* Begin ROWS *

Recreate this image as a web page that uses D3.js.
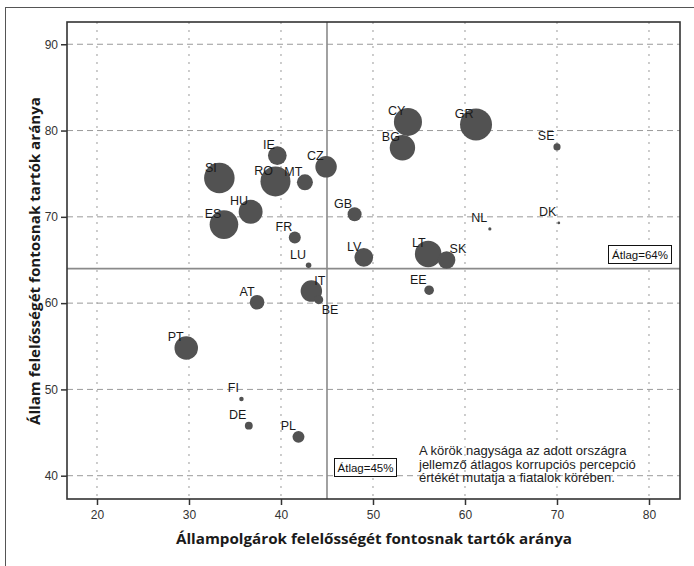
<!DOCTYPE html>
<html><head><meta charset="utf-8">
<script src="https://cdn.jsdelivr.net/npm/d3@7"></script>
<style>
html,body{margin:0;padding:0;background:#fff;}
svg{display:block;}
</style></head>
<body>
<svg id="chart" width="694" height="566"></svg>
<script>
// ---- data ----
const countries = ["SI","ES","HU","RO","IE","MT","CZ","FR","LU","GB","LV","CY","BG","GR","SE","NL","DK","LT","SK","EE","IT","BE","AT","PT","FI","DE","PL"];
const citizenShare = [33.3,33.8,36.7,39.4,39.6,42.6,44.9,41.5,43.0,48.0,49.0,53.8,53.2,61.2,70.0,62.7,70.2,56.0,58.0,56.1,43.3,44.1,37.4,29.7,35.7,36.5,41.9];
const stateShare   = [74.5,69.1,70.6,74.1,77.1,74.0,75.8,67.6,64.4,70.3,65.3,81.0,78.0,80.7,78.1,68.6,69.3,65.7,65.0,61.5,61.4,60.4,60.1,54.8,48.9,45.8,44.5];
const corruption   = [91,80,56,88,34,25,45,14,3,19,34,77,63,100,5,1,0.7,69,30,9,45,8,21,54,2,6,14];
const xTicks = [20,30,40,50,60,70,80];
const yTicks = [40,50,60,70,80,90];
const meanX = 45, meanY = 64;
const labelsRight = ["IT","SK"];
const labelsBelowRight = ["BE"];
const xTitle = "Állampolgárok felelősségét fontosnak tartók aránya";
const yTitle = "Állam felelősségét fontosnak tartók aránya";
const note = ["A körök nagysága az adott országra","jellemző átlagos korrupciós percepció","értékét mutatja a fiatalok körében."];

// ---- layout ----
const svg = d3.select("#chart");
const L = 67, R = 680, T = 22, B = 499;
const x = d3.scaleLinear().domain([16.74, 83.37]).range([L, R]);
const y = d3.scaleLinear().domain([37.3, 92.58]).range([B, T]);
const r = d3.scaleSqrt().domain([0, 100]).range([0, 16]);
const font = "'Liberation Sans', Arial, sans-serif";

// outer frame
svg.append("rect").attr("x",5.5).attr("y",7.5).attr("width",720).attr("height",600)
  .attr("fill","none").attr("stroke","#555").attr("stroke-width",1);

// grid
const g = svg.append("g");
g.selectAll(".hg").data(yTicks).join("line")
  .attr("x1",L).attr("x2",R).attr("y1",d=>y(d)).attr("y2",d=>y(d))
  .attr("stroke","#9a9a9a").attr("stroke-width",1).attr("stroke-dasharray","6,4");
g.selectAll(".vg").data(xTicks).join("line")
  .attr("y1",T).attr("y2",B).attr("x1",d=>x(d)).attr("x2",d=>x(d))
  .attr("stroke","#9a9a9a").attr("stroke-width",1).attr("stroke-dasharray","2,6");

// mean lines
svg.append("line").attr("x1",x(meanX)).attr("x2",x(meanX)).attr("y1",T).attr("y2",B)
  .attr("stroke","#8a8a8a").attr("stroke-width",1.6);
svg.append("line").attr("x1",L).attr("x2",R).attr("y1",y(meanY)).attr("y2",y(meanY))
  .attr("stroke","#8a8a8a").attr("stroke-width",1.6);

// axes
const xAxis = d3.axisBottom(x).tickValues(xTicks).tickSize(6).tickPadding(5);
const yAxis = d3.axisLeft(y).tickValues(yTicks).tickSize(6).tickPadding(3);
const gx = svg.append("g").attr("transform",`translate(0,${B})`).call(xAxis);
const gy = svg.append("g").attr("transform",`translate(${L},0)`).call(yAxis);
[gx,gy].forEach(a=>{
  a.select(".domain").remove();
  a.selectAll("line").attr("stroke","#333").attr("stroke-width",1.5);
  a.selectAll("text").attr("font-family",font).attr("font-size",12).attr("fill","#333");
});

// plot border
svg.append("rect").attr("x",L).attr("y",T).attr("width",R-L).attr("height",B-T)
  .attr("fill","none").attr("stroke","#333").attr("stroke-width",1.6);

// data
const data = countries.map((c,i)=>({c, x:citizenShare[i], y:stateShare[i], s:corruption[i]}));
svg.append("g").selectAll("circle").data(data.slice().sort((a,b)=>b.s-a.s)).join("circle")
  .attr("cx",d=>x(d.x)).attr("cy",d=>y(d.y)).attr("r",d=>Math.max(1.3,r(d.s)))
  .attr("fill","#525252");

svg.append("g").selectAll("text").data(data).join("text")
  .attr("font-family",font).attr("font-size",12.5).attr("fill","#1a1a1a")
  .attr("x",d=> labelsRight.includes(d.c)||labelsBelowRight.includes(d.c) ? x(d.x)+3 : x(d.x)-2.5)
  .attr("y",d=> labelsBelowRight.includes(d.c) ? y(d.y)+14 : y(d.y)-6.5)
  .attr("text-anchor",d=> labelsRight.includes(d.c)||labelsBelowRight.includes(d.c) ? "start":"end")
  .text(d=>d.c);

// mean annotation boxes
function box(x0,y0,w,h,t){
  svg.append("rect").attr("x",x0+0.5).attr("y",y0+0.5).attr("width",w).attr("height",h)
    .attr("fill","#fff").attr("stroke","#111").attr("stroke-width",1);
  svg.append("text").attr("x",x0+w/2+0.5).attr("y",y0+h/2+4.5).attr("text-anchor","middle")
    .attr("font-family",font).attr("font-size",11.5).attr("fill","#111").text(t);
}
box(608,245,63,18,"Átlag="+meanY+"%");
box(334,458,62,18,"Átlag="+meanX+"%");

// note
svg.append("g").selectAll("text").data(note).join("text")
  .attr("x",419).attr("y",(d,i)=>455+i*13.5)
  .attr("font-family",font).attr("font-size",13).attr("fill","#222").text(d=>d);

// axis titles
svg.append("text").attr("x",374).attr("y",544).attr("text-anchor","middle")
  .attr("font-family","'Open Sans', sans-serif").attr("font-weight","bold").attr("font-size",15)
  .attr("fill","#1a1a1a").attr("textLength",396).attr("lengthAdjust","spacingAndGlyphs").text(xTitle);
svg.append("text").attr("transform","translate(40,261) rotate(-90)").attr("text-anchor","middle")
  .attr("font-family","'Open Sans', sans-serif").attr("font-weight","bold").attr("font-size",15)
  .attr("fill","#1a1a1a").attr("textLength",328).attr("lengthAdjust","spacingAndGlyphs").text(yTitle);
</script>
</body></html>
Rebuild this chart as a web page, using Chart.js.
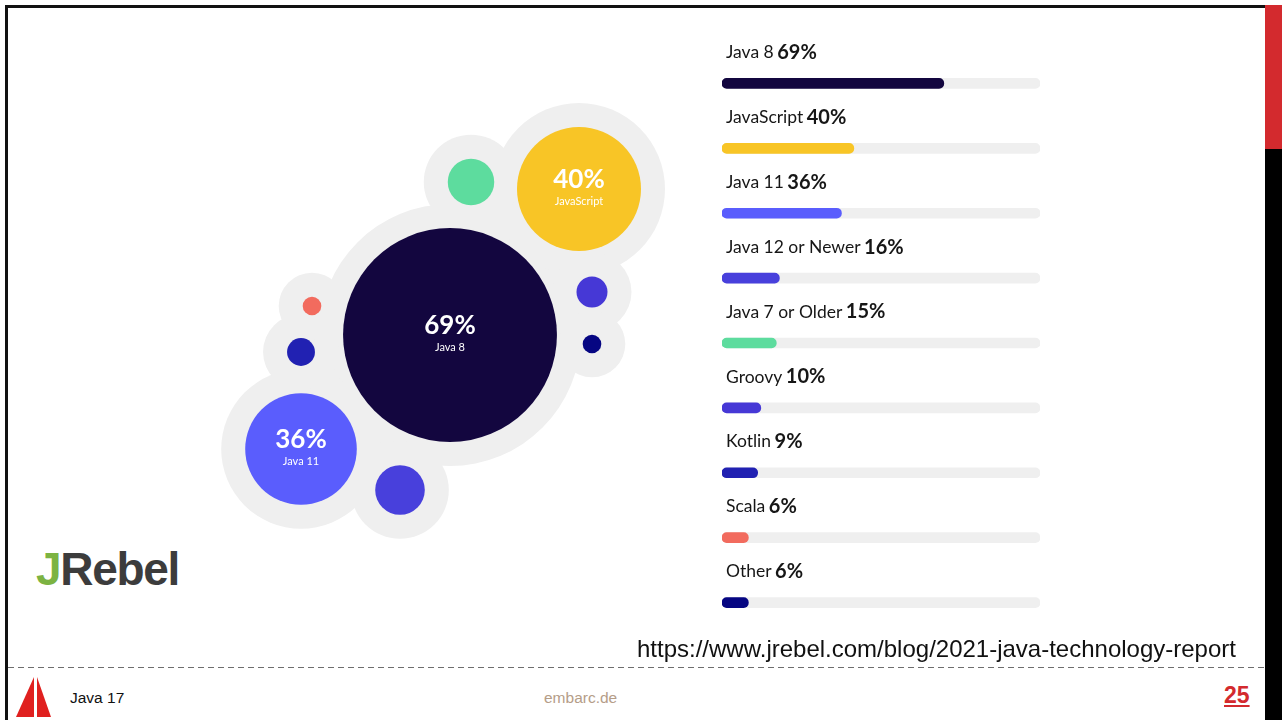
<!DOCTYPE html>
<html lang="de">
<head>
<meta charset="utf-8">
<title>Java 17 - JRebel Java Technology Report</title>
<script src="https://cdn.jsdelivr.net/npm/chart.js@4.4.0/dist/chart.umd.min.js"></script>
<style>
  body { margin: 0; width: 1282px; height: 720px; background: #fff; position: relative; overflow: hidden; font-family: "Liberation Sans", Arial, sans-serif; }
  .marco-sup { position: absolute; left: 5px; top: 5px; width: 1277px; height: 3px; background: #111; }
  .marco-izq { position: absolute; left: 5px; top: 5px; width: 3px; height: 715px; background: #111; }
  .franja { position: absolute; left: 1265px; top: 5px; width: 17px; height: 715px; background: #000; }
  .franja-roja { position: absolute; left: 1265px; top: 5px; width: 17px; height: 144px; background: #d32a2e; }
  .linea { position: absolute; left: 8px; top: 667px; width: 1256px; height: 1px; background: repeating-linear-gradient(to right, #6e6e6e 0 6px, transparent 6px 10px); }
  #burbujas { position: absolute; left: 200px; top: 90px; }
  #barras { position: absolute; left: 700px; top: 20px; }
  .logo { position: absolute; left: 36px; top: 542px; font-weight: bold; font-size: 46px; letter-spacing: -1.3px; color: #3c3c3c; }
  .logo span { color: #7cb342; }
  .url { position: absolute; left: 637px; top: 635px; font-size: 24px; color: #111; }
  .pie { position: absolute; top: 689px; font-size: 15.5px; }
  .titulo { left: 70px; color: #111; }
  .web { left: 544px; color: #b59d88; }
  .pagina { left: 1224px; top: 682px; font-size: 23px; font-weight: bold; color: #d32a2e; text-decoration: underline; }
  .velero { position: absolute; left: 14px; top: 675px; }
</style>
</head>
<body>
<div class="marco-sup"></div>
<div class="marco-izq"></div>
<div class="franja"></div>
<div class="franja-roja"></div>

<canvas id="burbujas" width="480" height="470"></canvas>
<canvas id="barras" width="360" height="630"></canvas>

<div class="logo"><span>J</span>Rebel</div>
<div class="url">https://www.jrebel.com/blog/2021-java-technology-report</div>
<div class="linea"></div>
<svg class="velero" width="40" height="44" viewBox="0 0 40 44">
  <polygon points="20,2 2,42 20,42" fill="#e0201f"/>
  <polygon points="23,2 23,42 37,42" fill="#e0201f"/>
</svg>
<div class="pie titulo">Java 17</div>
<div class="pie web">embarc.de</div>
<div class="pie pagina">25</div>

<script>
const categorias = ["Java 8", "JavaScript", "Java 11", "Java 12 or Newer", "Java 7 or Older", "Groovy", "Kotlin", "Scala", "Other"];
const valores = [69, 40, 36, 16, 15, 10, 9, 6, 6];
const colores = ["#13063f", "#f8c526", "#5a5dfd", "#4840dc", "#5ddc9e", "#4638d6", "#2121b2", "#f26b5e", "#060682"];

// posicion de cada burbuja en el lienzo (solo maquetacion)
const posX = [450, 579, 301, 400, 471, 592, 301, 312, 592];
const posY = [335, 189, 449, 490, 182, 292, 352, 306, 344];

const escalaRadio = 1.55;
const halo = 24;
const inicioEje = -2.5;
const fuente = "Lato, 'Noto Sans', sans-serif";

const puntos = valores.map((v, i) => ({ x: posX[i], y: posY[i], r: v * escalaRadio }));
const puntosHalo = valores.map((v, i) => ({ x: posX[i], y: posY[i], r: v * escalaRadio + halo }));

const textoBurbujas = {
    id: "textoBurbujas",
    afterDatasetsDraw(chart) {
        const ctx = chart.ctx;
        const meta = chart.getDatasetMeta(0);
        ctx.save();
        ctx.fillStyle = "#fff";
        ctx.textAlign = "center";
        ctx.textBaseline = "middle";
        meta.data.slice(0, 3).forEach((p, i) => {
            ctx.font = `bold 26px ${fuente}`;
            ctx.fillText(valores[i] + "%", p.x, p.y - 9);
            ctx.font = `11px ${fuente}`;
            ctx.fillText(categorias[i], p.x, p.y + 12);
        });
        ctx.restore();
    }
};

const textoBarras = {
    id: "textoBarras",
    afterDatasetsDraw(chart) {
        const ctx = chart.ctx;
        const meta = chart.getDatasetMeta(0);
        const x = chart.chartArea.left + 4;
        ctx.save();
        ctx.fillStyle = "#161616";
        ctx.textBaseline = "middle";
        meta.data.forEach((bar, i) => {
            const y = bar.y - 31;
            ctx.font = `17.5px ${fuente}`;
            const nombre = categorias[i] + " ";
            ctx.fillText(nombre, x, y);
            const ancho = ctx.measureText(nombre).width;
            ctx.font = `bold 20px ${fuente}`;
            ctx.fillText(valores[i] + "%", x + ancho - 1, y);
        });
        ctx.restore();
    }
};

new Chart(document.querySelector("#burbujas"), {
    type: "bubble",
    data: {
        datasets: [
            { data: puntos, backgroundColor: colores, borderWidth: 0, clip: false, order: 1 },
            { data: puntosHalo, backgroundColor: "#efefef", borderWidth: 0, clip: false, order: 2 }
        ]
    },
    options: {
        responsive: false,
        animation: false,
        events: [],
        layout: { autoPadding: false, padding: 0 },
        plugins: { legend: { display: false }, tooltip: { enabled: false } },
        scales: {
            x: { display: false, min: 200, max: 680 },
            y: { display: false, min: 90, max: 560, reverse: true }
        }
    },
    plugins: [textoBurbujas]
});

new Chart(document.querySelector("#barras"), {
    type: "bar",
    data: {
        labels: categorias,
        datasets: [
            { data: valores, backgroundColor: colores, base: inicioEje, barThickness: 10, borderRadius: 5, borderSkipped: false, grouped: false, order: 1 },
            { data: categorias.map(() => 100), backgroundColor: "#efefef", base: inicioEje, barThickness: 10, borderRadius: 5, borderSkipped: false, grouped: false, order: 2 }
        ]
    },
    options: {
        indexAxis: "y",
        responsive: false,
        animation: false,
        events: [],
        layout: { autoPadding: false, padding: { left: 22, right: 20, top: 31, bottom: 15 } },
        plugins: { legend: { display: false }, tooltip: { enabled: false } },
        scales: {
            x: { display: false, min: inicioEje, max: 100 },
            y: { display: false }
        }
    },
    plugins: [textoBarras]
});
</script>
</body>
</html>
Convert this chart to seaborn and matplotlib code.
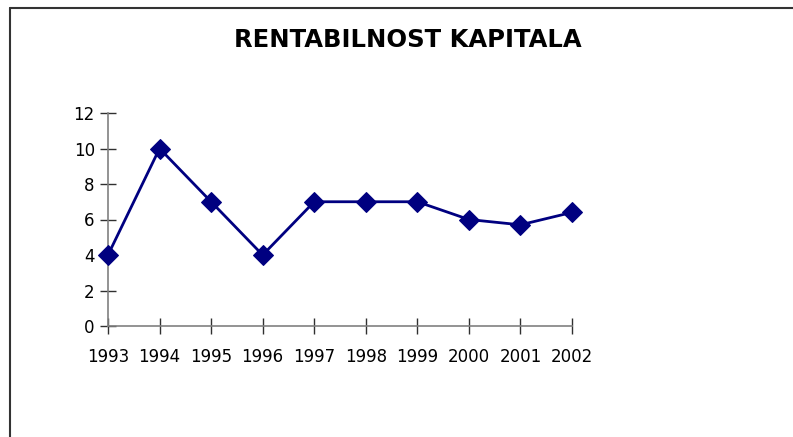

* End ROWS *

## PROBLEM
Considering only the records above, state the number of lines that include the word "this", with nothing added.

## RIGHT ANSWER
3